I love the calm. I love that the kids are given so much self-guidance, which is great for confidence and self-reliance. I like that the day is done when the day is done, no expectation that the child will spend his/her evening doing more work. It just almost seems too good to be true. How do the kids learn about history? Geography? How can a teacher spend time with one who wants to learn about that, when there are many others who need help elsewhere? I don't get it. But people say the kids come out advanced. They learn in the area they are interested in and are ready to learn in, so they learn it better. And faster?

I told hubby that comparing this school with DD's current school is sort of like comparing apples with oranges. They are so different. Perhaps the calm environment of Montessori is what will help DD grow through some of her anxieties and gain more confidence. Should that be the primary goal? Won't that help her to learn and grow more successfully?

Information sent to me from our local Montessori school. Double click the photos to enlarge.

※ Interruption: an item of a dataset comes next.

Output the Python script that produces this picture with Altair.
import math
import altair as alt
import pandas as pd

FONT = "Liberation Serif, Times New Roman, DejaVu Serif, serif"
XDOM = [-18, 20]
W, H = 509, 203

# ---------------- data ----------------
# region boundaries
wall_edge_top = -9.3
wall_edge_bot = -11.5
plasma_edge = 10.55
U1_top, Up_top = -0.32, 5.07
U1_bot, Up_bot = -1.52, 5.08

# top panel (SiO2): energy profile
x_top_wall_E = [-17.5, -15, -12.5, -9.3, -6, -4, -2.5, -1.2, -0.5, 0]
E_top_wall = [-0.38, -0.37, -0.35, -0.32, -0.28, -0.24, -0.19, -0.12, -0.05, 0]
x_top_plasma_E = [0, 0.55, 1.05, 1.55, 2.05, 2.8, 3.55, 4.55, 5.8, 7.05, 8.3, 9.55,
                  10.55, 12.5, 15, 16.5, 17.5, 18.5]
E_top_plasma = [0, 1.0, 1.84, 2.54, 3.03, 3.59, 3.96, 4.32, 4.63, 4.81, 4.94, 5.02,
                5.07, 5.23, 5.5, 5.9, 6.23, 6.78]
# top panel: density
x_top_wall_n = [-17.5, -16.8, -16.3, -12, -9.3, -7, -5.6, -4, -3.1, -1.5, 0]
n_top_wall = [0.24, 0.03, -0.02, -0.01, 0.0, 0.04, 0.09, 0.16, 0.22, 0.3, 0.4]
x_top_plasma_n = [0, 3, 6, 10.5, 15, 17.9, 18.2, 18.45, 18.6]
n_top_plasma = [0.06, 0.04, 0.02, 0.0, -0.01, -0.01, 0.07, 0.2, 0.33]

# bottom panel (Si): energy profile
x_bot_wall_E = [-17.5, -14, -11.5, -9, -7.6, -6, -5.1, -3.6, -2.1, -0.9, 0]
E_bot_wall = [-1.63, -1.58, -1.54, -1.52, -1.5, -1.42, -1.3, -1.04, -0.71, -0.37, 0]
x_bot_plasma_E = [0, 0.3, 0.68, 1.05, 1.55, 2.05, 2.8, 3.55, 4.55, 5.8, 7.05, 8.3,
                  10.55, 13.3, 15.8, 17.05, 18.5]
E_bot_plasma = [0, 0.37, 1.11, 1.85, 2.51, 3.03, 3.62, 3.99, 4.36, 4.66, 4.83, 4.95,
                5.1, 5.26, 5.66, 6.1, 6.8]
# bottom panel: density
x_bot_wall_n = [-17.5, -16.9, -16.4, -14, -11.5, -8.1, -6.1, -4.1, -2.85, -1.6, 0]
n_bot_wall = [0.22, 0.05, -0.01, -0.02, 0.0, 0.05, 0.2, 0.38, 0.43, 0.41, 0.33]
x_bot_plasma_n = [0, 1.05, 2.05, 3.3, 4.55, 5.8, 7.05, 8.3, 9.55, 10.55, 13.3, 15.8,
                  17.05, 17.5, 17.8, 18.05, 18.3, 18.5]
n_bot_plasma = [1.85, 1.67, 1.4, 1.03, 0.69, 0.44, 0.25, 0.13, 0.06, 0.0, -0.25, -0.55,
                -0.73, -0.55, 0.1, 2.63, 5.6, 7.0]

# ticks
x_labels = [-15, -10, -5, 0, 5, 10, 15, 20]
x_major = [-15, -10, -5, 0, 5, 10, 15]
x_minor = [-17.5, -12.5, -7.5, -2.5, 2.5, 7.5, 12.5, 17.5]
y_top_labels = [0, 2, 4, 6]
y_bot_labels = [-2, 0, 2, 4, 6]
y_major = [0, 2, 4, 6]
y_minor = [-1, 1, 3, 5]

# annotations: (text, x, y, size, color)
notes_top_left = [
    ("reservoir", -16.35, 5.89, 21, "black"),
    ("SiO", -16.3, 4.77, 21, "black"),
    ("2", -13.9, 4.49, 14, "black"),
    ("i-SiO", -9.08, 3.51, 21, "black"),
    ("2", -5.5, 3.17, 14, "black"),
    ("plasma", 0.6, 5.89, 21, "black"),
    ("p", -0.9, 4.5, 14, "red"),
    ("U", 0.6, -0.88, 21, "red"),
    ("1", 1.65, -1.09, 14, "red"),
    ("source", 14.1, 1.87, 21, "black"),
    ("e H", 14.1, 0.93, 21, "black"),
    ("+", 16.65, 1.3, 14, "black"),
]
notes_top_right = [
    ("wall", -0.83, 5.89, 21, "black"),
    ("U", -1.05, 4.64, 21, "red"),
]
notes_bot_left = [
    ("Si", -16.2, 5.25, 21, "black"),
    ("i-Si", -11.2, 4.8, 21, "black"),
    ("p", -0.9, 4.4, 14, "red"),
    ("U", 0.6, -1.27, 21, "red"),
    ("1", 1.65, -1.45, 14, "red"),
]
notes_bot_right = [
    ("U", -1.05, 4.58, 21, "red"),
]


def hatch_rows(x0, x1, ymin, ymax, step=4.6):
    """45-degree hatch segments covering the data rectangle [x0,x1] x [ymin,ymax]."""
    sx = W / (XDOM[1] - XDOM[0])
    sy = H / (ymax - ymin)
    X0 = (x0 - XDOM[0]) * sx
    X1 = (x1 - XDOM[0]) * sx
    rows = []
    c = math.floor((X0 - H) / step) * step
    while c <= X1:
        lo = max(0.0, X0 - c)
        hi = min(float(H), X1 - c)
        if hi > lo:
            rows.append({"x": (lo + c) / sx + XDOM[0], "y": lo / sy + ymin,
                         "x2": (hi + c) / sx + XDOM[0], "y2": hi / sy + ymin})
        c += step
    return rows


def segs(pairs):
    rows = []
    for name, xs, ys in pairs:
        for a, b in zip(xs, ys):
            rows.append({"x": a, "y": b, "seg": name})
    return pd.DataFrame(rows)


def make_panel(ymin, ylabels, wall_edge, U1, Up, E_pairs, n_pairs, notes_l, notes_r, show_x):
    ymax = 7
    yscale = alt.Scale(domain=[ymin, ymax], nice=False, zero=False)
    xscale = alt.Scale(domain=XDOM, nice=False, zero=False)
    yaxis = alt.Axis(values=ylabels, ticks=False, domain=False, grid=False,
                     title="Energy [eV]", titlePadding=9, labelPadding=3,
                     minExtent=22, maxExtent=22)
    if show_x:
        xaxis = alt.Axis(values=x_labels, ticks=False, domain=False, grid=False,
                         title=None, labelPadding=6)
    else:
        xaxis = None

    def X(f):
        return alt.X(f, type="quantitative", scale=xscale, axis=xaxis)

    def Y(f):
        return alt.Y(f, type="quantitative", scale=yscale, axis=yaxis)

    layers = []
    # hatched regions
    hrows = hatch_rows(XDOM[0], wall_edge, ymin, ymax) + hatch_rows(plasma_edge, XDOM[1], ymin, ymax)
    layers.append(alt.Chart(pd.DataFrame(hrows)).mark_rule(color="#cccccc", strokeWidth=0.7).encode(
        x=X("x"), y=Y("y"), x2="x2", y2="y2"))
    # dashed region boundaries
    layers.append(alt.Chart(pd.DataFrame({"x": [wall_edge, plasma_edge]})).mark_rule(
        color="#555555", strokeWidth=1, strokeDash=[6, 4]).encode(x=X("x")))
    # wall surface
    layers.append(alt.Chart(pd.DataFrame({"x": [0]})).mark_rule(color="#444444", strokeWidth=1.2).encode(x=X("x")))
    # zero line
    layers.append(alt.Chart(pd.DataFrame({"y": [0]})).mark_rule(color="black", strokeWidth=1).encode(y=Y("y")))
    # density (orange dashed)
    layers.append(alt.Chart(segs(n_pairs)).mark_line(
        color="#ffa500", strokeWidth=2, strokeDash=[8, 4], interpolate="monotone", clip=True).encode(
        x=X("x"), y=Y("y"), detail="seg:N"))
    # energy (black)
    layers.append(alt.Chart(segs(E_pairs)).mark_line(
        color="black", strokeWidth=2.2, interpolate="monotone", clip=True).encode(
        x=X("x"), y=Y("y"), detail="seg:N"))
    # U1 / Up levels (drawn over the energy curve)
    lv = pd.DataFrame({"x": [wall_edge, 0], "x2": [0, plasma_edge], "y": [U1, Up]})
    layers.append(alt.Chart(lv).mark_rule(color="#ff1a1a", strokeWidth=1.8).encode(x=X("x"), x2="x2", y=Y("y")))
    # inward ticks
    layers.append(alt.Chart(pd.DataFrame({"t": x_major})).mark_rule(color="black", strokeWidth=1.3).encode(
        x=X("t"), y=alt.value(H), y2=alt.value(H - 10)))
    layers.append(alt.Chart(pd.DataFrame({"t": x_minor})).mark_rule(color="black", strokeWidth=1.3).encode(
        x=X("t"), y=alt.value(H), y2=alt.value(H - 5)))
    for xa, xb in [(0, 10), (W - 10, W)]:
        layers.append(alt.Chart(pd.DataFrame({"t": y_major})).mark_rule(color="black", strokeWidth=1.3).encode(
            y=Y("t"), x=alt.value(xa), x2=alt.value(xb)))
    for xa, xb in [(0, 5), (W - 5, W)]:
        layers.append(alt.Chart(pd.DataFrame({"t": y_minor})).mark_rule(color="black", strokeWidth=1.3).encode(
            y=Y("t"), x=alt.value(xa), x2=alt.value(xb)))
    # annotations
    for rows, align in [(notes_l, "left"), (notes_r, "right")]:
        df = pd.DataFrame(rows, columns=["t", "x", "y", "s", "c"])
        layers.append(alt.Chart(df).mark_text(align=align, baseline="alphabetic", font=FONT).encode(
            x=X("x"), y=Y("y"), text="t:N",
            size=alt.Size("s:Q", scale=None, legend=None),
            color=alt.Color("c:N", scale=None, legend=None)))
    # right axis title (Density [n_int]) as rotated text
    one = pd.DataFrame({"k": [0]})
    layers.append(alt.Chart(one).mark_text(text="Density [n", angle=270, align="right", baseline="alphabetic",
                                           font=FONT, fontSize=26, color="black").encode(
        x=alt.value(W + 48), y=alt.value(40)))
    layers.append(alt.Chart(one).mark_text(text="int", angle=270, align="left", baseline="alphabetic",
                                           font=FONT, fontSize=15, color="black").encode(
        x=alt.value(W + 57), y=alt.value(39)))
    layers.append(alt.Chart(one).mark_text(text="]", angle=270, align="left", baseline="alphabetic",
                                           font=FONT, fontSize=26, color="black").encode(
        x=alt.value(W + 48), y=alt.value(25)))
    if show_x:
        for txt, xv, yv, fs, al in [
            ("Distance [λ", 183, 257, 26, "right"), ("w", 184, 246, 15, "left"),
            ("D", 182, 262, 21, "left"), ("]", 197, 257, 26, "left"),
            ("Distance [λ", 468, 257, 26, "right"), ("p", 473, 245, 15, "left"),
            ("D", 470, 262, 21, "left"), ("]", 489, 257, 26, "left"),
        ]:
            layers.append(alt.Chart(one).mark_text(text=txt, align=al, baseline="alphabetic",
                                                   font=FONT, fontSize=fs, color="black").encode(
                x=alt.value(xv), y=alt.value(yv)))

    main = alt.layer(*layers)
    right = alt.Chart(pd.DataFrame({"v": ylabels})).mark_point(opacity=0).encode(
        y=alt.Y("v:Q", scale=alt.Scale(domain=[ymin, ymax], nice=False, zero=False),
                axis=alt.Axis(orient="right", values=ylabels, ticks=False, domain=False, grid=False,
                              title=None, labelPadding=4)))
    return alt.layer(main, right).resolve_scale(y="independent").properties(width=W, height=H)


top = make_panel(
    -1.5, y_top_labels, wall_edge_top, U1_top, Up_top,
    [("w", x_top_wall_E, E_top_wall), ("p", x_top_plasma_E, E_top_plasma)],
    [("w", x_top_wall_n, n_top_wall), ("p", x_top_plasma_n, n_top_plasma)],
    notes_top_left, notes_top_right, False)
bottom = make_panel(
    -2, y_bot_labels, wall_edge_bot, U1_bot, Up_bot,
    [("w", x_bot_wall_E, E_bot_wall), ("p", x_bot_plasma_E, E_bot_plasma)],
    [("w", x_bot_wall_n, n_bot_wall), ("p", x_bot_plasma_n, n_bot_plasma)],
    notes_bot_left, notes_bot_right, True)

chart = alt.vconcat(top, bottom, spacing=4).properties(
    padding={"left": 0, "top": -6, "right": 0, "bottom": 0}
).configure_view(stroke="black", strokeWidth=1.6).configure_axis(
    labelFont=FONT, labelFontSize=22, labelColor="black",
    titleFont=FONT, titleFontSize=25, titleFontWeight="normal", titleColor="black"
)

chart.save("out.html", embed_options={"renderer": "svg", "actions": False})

My Daily Checklist: (to be updated throughout the day)

Drink water - yes! Lots. 
Name a "happy" moment - My daughter was in a pleasant mood after school today. Her happy/calm mood made me feel good.  
Exercise - Wii yoga 15 minutes
Enjoy peace - I noticed the sun when it broke through the clouds today. 
Time alone - Evening break, 45 min. Drive to and from Montessori visit.
Good sleep/rest - 8.5 hours of good sleep
Eat well - So-so. Lots of pasta, and pizza for dinner. Also salad, rice, cereal. 
Do something for purge plan - I finally started...nothing out of the house yet, but several items slated to go. Hubby helping to select items to go.